Set problem:
Pull each line holding the word "standalone" from the data.

++++++++++

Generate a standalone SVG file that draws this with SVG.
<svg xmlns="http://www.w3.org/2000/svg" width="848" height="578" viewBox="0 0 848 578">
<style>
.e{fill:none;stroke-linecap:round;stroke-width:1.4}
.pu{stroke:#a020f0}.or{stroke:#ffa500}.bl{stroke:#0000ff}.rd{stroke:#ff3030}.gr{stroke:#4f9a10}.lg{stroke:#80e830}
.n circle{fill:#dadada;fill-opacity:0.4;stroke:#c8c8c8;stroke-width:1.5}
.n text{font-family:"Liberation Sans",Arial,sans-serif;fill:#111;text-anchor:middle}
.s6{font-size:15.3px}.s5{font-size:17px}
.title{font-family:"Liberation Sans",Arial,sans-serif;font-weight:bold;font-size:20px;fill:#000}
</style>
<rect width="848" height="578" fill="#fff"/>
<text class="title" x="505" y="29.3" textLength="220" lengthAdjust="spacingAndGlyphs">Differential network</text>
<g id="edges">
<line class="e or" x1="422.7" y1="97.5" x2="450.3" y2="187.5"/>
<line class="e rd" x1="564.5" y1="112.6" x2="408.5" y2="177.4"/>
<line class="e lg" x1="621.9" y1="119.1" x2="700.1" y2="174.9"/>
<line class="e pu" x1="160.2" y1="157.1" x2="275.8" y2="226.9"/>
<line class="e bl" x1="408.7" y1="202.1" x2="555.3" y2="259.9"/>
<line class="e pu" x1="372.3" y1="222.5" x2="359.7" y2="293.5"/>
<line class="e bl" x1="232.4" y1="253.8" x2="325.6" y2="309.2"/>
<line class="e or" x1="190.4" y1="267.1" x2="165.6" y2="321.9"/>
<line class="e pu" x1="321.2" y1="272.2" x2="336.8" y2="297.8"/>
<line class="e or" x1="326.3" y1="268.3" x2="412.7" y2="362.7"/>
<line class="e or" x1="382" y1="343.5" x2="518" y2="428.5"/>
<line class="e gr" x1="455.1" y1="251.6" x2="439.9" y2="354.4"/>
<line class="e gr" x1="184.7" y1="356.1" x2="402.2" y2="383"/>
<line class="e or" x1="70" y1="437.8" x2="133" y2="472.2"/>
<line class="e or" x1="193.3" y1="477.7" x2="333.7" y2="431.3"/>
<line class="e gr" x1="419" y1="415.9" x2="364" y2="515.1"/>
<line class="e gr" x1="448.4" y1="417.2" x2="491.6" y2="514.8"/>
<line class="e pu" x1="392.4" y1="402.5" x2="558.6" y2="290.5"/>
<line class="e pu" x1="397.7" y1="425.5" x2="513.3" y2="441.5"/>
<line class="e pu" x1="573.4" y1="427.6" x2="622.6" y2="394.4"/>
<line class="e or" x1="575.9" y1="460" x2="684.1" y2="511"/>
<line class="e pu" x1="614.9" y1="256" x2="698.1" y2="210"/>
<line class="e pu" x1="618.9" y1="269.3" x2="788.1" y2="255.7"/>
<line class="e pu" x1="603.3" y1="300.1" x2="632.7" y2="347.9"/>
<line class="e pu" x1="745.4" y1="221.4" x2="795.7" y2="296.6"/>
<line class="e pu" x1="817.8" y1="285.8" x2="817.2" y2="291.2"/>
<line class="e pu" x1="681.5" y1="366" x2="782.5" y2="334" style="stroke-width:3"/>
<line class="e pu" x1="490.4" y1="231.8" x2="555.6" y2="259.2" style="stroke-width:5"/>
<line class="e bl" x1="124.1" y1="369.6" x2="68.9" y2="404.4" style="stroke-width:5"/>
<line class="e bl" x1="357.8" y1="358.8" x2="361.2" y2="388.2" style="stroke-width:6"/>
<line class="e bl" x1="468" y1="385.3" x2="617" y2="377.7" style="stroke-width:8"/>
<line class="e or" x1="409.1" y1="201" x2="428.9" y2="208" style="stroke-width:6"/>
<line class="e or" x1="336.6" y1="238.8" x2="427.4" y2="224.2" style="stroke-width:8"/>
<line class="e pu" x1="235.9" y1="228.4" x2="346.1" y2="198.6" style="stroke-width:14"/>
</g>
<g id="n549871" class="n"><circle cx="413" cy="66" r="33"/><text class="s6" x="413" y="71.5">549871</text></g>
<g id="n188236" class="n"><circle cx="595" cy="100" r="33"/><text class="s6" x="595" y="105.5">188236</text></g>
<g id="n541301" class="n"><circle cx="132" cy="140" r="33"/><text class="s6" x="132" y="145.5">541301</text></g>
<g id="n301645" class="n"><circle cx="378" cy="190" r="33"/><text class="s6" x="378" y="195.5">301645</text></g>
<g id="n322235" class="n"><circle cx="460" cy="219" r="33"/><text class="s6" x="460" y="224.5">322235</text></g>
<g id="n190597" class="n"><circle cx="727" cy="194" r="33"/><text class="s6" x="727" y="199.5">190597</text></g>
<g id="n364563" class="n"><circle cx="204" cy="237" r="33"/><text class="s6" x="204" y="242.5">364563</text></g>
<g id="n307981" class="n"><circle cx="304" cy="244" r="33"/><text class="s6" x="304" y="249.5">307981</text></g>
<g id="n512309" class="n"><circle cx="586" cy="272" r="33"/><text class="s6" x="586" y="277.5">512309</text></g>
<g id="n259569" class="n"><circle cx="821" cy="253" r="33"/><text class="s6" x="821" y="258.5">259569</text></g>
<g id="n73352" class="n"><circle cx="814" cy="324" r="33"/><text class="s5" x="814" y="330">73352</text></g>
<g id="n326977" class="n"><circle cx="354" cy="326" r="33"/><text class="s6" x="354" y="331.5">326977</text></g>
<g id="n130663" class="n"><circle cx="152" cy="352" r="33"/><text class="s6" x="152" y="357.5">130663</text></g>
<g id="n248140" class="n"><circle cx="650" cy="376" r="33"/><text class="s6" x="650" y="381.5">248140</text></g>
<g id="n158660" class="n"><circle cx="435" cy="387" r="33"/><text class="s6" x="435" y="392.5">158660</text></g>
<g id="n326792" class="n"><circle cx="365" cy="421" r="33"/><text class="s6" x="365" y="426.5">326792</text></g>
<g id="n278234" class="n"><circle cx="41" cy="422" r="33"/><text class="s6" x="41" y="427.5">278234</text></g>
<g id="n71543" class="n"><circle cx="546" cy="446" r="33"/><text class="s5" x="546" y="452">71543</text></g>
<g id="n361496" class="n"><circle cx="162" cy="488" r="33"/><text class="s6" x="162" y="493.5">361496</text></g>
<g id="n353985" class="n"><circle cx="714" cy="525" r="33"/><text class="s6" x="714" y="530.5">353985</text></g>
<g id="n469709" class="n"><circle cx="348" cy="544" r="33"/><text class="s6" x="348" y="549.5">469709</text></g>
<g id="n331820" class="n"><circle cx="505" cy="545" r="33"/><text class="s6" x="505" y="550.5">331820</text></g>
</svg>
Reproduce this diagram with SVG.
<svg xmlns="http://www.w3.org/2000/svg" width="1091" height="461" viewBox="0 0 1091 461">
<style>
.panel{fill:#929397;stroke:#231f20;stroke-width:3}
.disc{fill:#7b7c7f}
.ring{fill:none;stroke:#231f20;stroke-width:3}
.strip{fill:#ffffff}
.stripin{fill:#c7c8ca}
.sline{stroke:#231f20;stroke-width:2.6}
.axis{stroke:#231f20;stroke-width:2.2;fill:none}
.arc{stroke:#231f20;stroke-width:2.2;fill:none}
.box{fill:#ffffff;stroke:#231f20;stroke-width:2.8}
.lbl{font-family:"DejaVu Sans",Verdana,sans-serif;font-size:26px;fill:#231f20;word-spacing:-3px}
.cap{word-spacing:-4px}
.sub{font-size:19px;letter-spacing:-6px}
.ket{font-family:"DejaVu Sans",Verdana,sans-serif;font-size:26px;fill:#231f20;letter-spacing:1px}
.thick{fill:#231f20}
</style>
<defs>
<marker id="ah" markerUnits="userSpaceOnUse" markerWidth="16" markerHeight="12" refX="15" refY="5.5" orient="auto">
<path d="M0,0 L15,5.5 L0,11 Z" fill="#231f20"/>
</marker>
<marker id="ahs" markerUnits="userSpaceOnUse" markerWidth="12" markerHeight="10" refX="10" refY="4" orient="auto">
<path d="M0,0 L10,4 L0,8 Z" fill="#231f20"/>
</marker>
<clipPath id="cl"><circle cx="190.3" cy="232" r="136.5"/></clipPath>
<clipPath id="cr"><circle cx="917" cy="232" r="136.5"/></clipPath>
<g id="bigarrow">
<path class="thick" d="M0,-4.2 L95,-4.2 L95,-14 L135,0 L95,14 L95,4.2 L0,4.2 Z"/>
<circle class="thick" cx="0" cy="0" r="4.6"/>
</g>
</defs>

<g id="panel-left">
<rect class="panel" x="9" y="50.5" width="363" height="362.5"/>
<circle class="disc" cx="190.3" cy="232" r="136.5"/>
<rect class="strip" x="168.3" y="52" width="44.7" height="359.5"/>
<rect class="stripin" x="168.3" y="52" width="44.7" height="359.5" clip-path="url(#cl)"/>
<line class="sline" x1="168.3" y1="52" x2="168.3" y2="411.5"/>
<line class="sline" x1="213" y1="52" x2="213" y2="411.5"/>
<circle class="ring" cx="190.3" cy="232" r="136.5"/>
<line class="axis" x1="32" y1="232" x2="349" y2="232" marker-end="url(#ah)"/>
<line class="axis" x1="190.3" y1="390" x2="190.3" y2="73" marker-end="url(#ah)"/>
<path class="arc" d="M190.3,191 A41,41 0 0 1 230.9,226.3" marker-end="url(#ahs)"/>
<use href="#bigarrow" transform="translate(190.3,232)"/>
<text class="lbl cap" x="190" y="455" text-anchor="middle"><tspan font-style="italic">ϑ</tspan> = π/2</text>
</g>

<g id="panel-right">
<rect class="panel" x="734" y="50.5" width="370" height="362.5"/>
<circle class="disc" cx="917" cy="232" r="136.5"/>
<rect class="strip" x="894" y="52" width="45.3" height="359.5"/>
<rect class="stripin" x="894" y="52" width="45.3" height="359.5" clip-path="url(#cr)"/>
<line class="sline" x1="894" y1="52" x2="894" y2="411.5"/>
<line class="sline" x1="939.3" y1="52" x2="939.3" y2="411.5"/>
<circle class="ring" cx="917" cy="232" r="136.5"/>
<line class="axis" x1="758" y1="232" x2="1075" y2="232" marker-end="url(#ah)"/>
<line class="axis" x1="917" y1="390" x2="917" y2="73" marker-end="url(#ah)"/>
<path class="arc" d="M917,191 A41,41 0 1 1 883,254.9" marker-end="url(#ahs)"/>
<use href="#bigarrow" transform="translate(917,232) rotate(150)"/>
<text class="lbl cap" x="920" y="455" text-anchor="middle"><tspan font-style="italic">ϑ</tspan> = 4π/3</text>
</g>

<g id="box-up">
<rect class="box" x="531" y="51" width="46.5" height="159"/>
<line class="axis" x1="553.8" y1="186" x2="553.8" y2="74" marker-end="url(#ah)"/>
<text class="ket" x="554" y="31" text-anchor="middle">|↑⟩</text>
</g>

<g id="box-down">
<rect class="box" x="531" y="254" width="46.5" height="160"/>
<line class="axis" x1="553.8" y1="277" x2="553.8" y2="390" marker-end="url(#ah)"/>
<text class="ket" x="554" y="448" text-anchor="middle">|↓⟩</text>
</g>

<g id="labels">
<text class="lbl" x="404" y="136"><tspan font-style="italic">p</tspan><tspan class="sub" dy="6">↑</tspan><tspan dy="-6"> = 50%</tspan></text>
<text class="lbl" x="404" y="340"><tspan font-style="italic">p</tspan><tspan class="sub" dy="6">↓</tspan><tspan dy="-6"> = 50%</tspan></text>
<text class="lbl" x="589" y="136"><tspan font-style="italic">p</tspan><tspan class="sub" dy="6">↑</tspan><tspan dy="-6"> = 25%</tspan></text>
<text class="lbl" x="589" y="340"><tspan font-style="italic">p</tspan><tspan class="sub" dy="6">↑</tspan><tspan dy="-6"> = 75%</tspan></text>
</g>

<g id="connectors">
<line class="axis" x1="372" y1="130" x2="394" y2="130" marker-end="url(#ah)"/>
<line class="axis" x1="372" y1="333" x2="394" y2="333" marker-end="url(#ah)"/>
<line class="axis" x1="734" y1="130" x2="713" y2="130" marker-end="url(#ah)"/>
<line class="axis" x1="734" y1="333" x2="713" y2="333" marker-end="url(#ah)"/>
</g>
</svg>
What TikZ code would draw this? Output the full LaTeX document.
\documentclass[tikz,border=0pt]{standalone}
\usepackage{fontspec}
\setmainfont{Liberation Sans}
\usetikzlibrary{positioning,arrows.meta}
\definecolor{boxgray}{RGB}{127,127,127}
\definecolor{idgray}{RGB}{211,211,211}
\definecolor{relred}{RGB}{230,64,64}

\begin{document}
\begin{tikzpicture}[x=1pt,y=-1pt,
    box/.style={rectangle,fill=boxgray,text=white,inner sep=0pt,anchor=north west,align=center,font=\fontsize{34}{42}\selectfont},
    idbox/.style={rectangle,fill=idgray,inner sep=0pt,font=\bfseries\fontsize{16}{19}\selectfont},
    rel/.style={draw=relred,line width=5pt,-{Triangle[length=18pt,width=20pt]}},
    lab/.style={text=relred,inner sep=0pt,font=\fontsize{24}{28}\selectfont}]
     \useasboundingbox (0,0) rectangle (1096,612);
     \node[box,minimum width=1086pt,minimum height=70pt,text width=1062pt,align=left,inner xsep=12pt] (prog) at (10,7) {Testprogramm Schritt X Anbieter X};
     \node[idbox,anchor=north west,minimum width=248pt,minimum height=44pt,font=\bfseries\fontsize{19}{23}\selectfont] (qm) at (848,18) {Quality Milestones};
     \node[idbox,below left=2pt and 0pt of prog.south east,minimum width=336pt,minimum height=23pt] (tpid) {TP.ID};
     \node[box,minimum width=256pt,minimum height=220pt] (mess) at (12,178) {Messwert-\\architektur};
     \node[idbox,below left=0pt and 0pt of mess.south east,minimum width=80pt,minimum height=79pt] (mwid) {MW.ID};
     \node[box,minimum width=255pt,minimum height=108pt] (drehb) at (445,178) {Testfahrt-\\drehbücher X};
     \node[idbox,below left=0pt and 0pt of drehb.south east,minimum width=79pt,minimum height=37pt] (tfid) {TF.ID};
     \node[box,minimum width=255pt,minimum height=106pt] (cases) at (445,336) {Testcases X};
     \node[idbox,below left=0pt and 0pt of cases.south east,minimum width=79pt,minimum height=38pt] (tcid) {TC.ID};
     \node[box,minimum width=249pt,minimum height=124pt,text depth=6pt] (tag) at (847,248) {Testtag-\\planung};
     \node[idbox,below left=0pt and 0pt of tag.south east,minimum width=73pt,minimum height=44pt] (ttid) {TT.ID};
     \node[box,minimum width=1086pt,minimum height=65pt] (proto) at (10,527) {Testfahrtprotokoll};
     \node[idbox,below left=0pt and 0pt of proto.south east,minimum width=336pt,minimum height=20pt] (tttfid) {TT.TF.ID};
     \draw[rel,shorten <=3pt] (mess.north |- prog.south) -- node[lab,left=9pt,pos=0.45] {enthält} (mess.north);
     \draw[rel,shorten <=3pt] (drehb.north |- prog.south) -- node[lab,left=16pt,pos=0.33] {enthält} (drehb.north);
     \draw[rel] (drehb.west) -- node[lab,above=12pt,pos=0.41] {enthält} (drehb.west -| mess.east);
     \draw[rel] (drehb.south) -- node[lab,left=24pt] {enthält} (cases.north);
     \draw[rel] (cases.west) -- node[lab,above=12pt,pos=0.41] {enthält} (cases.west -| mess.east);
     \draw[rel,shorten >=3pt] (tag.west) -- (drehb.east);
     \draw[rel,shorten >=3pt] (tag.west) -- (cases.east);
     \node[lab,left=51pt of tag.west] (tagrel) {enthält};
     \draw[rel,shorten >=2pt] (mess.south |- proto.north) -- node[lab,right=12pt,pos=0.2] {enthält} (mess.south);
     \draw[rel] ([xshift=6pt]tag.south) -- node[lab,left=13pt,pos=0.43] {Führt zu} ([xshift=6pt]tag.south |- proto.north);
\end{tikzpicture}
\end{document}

++++++++++

Response:
Generate a standalone SVG file that draws this with SVG.
\documentclass[tikz,border=0pt]{standalone}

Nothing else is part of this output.